The call for the evening prayer rings in the background. The last rays of the sun filter in through the window. Lying on the floor is my day’s work. There is fabric everywhere. Rummaging through the heap, I think of all my work and how young I had begun.
As a child, I picked up the art by the age ten. My grandfather and father passed it on to us; my brothers and I. Shuttling between school and play, we managed to learn. Listening to our grandfather’s stories, watching him as he worked, helping around the workshop. I was a child then. Being pulled away from play, I dreaded it. As the years unfolded before me, I realized I had to get serious, for this is what I had to do. This was going to become life.
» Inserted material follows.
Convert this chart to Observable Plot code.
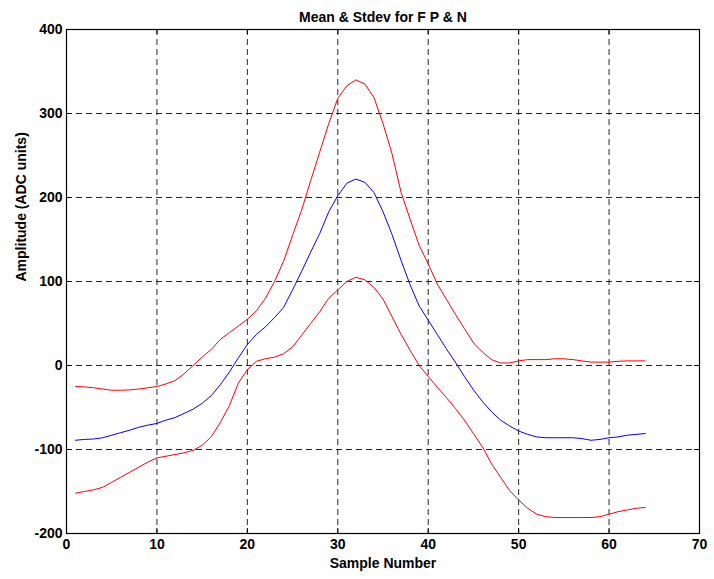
<!DOCTYPE html>
<html>
<head>
<meta charset="utf-8">
<script src="https://cdn.jsdelivr.net/npm/d3@7"></script>
<script src="https://cdn.jsdelivr.net/npm/@observablehq/plot@0.6"></script>
<style>
  html, body { margin: 0; padding: 0; background: #fff; }
</style>
</head>
<body>
<div id="chart"></div>
<script>
const title = "Mean & Stdev for F P & N";
const xLabel = "Sample Number";
const yLabel = "Amplitude (ADC units)";
const xTicks = [0, 10, 20, 30, 40, 50, 60, 70];
const yTicks = [-200, -100, 0, 100, 200, 300, 400];

const samples = d3.range(1, 65);

const meanValues = [
  -89, -88, -87.5, -86, -83, -80, -77, -73.5, -71, -69,
  -65, -62, -57, -52, -45, -36, -23, -8, 9, 25,
  37, 46, 57, 69, 90, 112, 135, 157, 183, 202,
  217, 222, 218, 206, 183, 156, 125, 96, 71, 54,
  37, 20, 4, -13, -29, -43, -55, -65, -72, -78,
  -82, -85, -86, -86, -86, -86, -87, -89, -88, -86,
  -85, -83, -82, -81
];

const upperValues = [
  -25, -25.5, -26.5, -28, -29.5, -29.5, -29, -28, -26.5, -25,
  -22, -18, -10, 0, 10, 19, 31, 39, 47, 55,
  65, 80, 100, 124, 155, 185, 220, 254, 288, 318,
  333, 340, 335, 319, 288, 252, 206, 174, 143, 121,
  97, 79, 61, 44, 27, 16, 7, 3, 3, 5.5,
  7, 7, 7, 8, 8, 7, 5.5, 4, 4, 4,
  5, 5.5, 5.5, 5.5
];

const lowerValues = [
  -152, -150, -148, -145, -139, -133, -127, -121, -115, -110,
  -108, -106, -104, -101, -95, -85, -68, -48, -21, -5,
  5, 8, 10, 14, 22, 36, 50, 64, 80, 90,
  100, 105, 102, 93, 79, 58, 37, 18, 0, -13,
  -26, -38, -51, -65, -81, -97, -117, -133, -149, -160,
  -170, -177, -180, -181, -181, -181, -181, -181, -180, -177,
  -174, -172, -170, -169
];

const mk = (vals) => samples.map((s, i) => ({x: s, y: vals[i]}));
const meanData = mk(meanValues);
const upperData = mk(upperValues);
const lowerData = mk(lowerValues);

const W = 714, H = 579;
const mT = 29, mB = 46, mL = 66, mR = 15;
const fh = H - mT - mB, fw = W - mL - mR;
const tk = 5;
const fs = 14;

const gridX = xTicks.slice(1, -1);
const gridY = yTicks.slice(1, -1);

const chart = Plot.plot({
  width: W,
  height: H,
  marginTop: mT,
  marginBottom: mB,
  marginLeft: mL,
  marginRight: mR,
  style: {fontFamily: "'Liberation Sans', Arial, sans-serif", fontSize: fs + "px", fontWeight: "bold", background: "#fff", color: "#000"},
  x: {domain: [0, 70], ticks: xTicks},
  y: {domain: [-200, 400], ticks: yTicks},
  marks: [
    Plot.ruleX(gridX, {stroke: "#000", strokeDasharray: "6,4", strokeWidth: 1, strokeOpacity: 0.85}),
    Plot.ruleY(gridY, {stroke: "#000", strokeDasharray: "6,4", strokeWidth: 1, strokeOpacity: 0.85}),
    Plot.ruleY([400], {stroke: "#000", strokeDasharray: "6,4", strokeWidth: 1, strokeOpacity: 0.85}),
    // inward ticks
    Plot.ruleX(xTicks, {stroke: "#000", insetTop: fh - tk}),
    Plot.ruleX(xTicks, {stroke: "#000", insetBottom: fh - tk}),
    Plot.ruleY(yTicks, {stroke: "#000", insetRight: fw - tk}),
    Plot.ruleY(yTicks, {stroke: "#000", insetLeft: fw - tk}),
    Plot.line(upperData, {x: "x", y: "y", stroke: "#ff0000", strokeWidth: 1}),
    Plot.line(meanData, {x: "x", y: "y", stroke: "#0000ff", strokeWidth: 1}),
    Plot.line(lowerData, {x: "x", y: "y", stroke: "#ff0000", strokeWidth: 1}),
    Plot.frame({stroke: "#000", strokeWidth: 1.2}),
    Plot.axisX({ticks: xTicks, tickSize: 0, tickPadding: 6, label: null, tickFormat: d => String(d), fontSize: fs, fontWeight: "bold"}),
    Plot.axisY({ticks: yTicks, tickSize: 0, tickPadding: 4, label: null, tickFormat: d => String(d), fontSize: fs, fontWeight: "bold"}),
    Plot.text([title], {frameAnchor: "top", dy: -17, text: d => d, fontSize: fs, fontWeight: "bold"}),
    Plot.text([xLabel], {frameAnchor: "bottom", dy: 34, text: d => d, fontSize: fs, fontWeight: "bold"}),
    Plot.text([yLabel], {frameAnchor: "left", dx: -45, rotate: -90, text: d => d, fontSize: fs, fontWeight: "bold"})
  ]
});
document.getElementById("chart").appendChild(chart);
</script>
</body>
</html>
Home was and continues to be in Dhamadka. We used to work together there, my brothers, sisters and everyone in the family. As we worked, our sisters used to lend us a helping hand from home. Away from the family now and here in Ajrakpur work sees a different pattern. Laborers help us. A common unit for washing is what we have to make do with. We had everything in Dhamadka. What more could we ask for there?
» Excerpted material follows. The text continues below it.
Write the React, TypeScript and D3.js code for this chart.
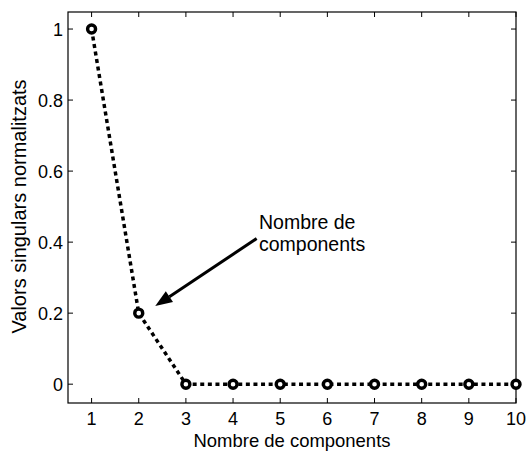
import React from "react";
import * as d3 from "d3";

const components = [1, 2, 3, 4, 5, 6, 7, 8, 9, 10];
const singularValues = [1, 0.2, 0, 0, 0, 0, 0, 0, 0, 0];
const xTicks = [1, 2, 3, 4, 5, 6, 7, 8, 9, 10];
const yTicks = [0, 0.2, 0.4, 0.6, 0.8, 1];
const annotationLines = ["Nombre de", "components"];
const arrowFrom = [4.5, 0.41];
const arrowTo = [2.35, 0.22];
const annotationAt = [4.55, 0.437];

const W = 527;
const H = 452;
const margin = { top: 12, right: 11, bottom: 49, left: 68 };
const font = "'Liberation Sans', Arial, Helvetica, sans-serif";

const App = () => {
  const x = d3
    .scaleLinear()
    .domain([0.5, 10])
    .range([margin.left, W - margin.right]);
  const y = d3
    .scaleLinear()
    .domain([-0.053, 1.048])
    .range([H - margin.bottom, margin.top]);

  const line = d3
    .line<number>()
    .x((_, i) => x(components[i]))
    .y(d => y(d));

  const [x0, x1] = x.range();
  const [y0, y1] = y.range();
  const fmt = d3.format("~g");

  // arrow geometry
  const ax1 = x(arrowFrom[0]);
  const ay1 = y(arrowFrom[1]);
  const ax2 = x(arrowTo[0]);
  const ay2 = y(arrowTo[1]);
  const ang = Math.atan2(ay2 - ay1, ax2 - ax1);
  const headLen = 17;
  const headW = 6.5;
  const bx = ax2 - headLen * Math.cos(ang);
  const by = ay2 - headLen * Math.sin(ang);
  const head = [
    [ax2, ay2],
    [bx + headW * Math.sin(ang), by - headW * Math.cos(ang)],
    [bx - headW * Math.sin(ang), by + headW * Math.cos(ang)]
  ];

  return (
    <svg
      width={W}
      height={H}
      style={{ position: "absolute", left: 0, top: 0, background: "#fff" }}
      fontFamily={font}
    >
      <rect x={0} y={0} width={W} height={H} fill="#fff" />

      {/* ticks, inward on all sides */}
      {xTicks.map(t => (
        <g key={"x" + t}>
          <line x1={x(t)} x2={x(t)} y1={y0} y2={y0 - 5} stroke="#000" />
          <line x1={x(t)} x2={x(t)} y1={y1} y2={y1 + 5} stroke="#000" />
          <text x={x(t)} y={y0 + 22} textAnchor="middle" fontSize={18}>
            {t}
          </text>
        </g>
      ))}
      {yTicks.map(t => (
        <g key={"y" + t}>
          <line x1={x0} x2={x0 + 5} y1={y(t)} y2={y(t)} stroke="#000" />
          <line x1={x1} x2={x1 - 5} y1={y(t)} y2={y(t)} stroke="#000" />
          <text
            x={x0 - 5}
            y={y(t)}
            dy="0.36em"
            textAnchor="end"
            fontSize={18}
          >
            {fmt(t)}
          </text>
        </g>
      ))}

      {/* axes box */}
      <rect
        x={x0}
        y={y1}
        width={x1 - x0}
        height={y0 - y1}
        fill="none"
        stroke="#000"
        strokeWidth={1.2}
      />

      {/* dotted series */}
      <path
        d={line(singularValues) || ""}
        fill="none"
        stroke="#000"
        strokeWidth={3.5}
        strokeDasharray="4,3.6"
      />
      {singularValues.map((v, i) => (
        <circle
          key={i}
          cx={x(components[i])}
          cy={y(v)}
          r={4}
          fill="#fff"
          stroke="#000"
          strokeWidth={3.4}
        />
      ))}

      {/* annotation */}
      <line
        x1={ax1}
        y1={ay1}
        x2={bx}
        y2={by}
        stroke="#000"
        strokeWidth={3}
      />
      <polygon points={head.map(p => p.join(",")).join(" ")} fill="#000" />
      <text x={x(annotationAt[0])} y={y(annotationAt[1])} fontSize={19.5}>
        {annotationLines.map((l, i) => (
          <tspan key={i} x={x(annotationAt[0])} dy={i === 0 ? 0 : 22}>
            {l}
          </tspan>
        ))}
      </text>

      {/* axis labels */}
      <text
        x={(x0 + x1) / 2}
        y={H - 5}
        textAnchor="middle"
        fontSize={18.5}
        textLength={197}
        lengthAdjust="spacingAndGlyphs"
      >
        Nombre de components
      </text>
      <text
        transform={`translate(${26},${(y0 + y1) / 2 - 1}) rotate(-90)`}
        textAnchor="middle"
        fontSize={20}
      >
        Valors singulars normalitzats
      </text>
    </svg>
  );
};

export default App;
Back in the day, natural dyes were not being used. People wanted chemicals and that was what we worked with. My grandfather had a hunch that these chemical dyes would not last long. He taught us to use the natural dyes for a rainy day. Soon enough the tide turned, and natural dyes were in demand. I owe much to my grandfather now. Being able to print and dye and even carve my own blocks, travel with my work through India and abroad. Ajrakh to me is special. Working on it and taking it far and wide, I am truly happy.